Wahrscheinlich ist es meiner Art mit der ganzen Geschichte abzuschließen, einen Haken darunter zu machen und erhobenen Hauptes voller Glück weiterzugehen. Jeder Weg ist in Ordnung. Ich wähle diesen Weg. Auch ein wenig als Mahnung an mich selbst, dass ich es nie wieder so weit kommen lassen. Da ist es hilfreich, wenn es ein bisschen mehr Überwindung kostet, ein bisschen mehr weh tut und ein bisschen unangenehmer ist.

Wenn es aber nur einen Menschen erreicht, dem es ähnlich geht und es vielleicht sogar hilft, das Richtige zu tun, hat es sich schon gelohnt!

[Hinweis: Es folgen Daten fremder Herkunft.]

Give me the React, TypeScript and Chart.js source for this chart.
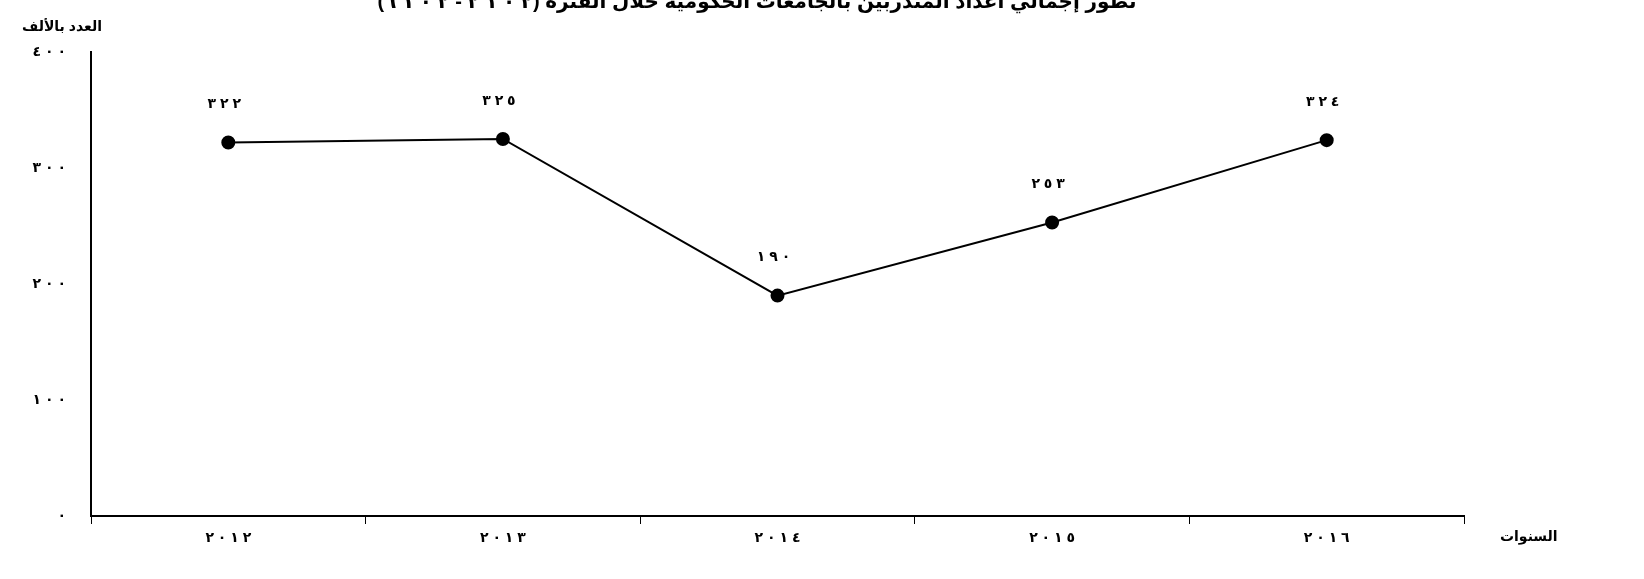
import React, { useEffect, useRef } from "react";
import { Chart, registerables } from "chart.js";

Chart.register(...registerables);

const years = ["2012", "2013", "2014", "2015", "2016"];
const trainees = [322, 325, 190, 253, 324];
const yTicks = [0, 100, 200, 300, 400];
const chartTitle = "تطور إجمالي أعداد المتدربين بالجامعات الحكومية خلال الفترة (٢ ٠ ١ ٢ - ٢ ٠ ١ ٦)";
const yTitle = "العدد بالألف";
const xTitle = "السنوات";

const FONT = "Arial, 'DejaVu Sans', sans-serif";
const LRM = "\u200E";
const toArabic = (v: string | number) =>
  String(v)
    .replace(/[0-9]/g, (d) => "٠١٢٣٤٥٦٧٨٩"[Number(d)])
    .split("")
    .join(LRM + " " + LRM);

const textPlugin = {
  id: "textPlugin",
  afterDraw(chart: any) {
    const ctx = chart.ctx;
    const area = chart.chartArea;
    ctx.save();
    ctx.fillStyle = "#000";
    // title
    ctx.font = `bold 20px ${FONT}`;
    ctx.direction = "rtl";
    ctx.textAlign = "center";
    ctx.textBaseline = "alphabetic";
    ctx.fillText(chartTitle, 757, 8);
    ctx.direction = "ltr";
    // y title
    ctx.font = `bold 14px ${FONT}`;
    ctx.textAlign = "center";
    ctx.textBaseline = "middle";
    ctx.fillText(yTitle, 62, 27);
    // x title
    ctx.textAlign = "left";
    ctx.fillText(xTitle, area.right + 36, area.bottom + 21);
    // data labels
    const meta = chart.getDatasetMeta(0);
    ctx.font = `bold 14px ${FONT}`;
    ctx.textAlign = "center";
    meta.data.forEach((pt: any, i: number) => {
      ctx.fillText(toArabic(trainees[i]), pt.x - 4, pt.y - 38);
    });
    ctx.restore();
  },
};

export default function App() {
  const ref = useRef<HTMLCanvasElement>(null);
  useEffect(() => {
    if (!ref.current) return;
    const chart = new Chart(ref.current, {
      type: "line",
      data: {
        labels: years,
        datasets: [
          {
            data: trainees,
            borderColor: "#000",
            backgroundColor: "#000",
            borderWidth: 2,
            pointRadius: 6,
            pointBackgroundColor: "#000",
            pointBorderColor: "#000",
            tension: 0,
          },
        ],
      },
      options: {
        responsive: false,
        animation: false,
        devicePixelRatio: 1,
        layout: { padding: { top: 52, right: 180, left: 0, bottom: 0 } },
        plugins: { legend: { display: false }, tooltip: { enabled: false } },
        scales: {
          x: {
            type: "category",
            offset: true,
            border: { color: "#000", width: 2 },
            grid: {
              offset: true,
              drawOnChartArea: false,
              drawTicks: true,
              tickLength: 8,
              color: "#000",
              lineWidth: 1,
            },
            ticks: {
              color: "#000",
              padding: 6,
              font: { family: FONT, size: 14, weight: "bold" },
              maxRotation: 0,
              callback: (_v: any, i: number) => toArabic(years[i]),
            },
            afterFit: (s: any) => {
              s.height = 63;
            },
          },
          y: {
            min: 0,
            max: 400,
            border: { color: "#000", width: 2 },
            grid: { display: false, drawTicks: false },
            afterBuildTicks: (s: any) => {
              s.ticks = yTicks.map((v) => ({ value: v }));
            },
            ticks: {
              color: "#000",
              padding: 25,
              font: { family: FONT, size: 14, weight: "bold" },
              callback: (v: any) => toArabic(v),
            },
            afterFit: (s: any) => {
              s.width = 91;
            },
          },
        },
      },
      plugins: [textPlugin],
    } as any);
    return () => chart.destroy();
  }, []);
  return (
    <div style={{ position: "absolute", left: 0, top: 0, width: 1644, height: 579, background: "#fff" }}>
      <canvas ref={ref} width={1644} height={579} style={{ width: 1644, height: 579, display: "block" }} />
    </div>
  );
}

Es hilft niemandem, wenn du versuchst den Helden zu spielen.
Am aller wenigsten dir selbst!

Weißt du, ich werde dieses Jahr 32. Ich habe also rund die Hälfte (wenn es gut läuft, das Drittel) meines Lebens hinter mir.
Das Leben ist doch viel zu wertvoll, um es einfach so wegzuwerfen. Vor allem wenn man eine handvoll Herzensmenschen um sich hat, die einen nie aufgeben werden. An alle, die sich im letzten Satz wiederfinden: Fühlt euch von mir gedrückt!

Ich habe eine wichtige Lektion für das Leben gelernt:

Es ist keine Schande sich helfen zu lassen. Es fällt mitunter schwer, aber es lohnt sich. Glaub mir!
Du kannst von niemandem erwarten, zu wissen was in dir vorgeht, wenn du nicht darüber sprichst.

Liebe,
Stefan

P.S.: Wenn du jemanden hast, dann rede mit ihm über deine Sorgen – lieber früher, als zu spät. Je länger du dir Zeit lässt, desto schwieriger wird es – für alle Beteiligten. Ich weiß das nun und habe daraus gelernt.
Versprich mir einfach, dass du nicht den gleichen Fehler begehst!
Wenn es dir ähnlich geht und du aber niemandem zum Reden hast, findest du anonym, kostenlos und rund um die Uhr Hilfe bei der Telefonseelsorge

Die Telefonnummern sind 0 800 / 111 0 111 und 0 800 / 111 0 222.

Das muslimische Seelsorgetelefon ist rund um die Uhr unter der Telefonnummer 030 / 44 35 09 821 erreichbar.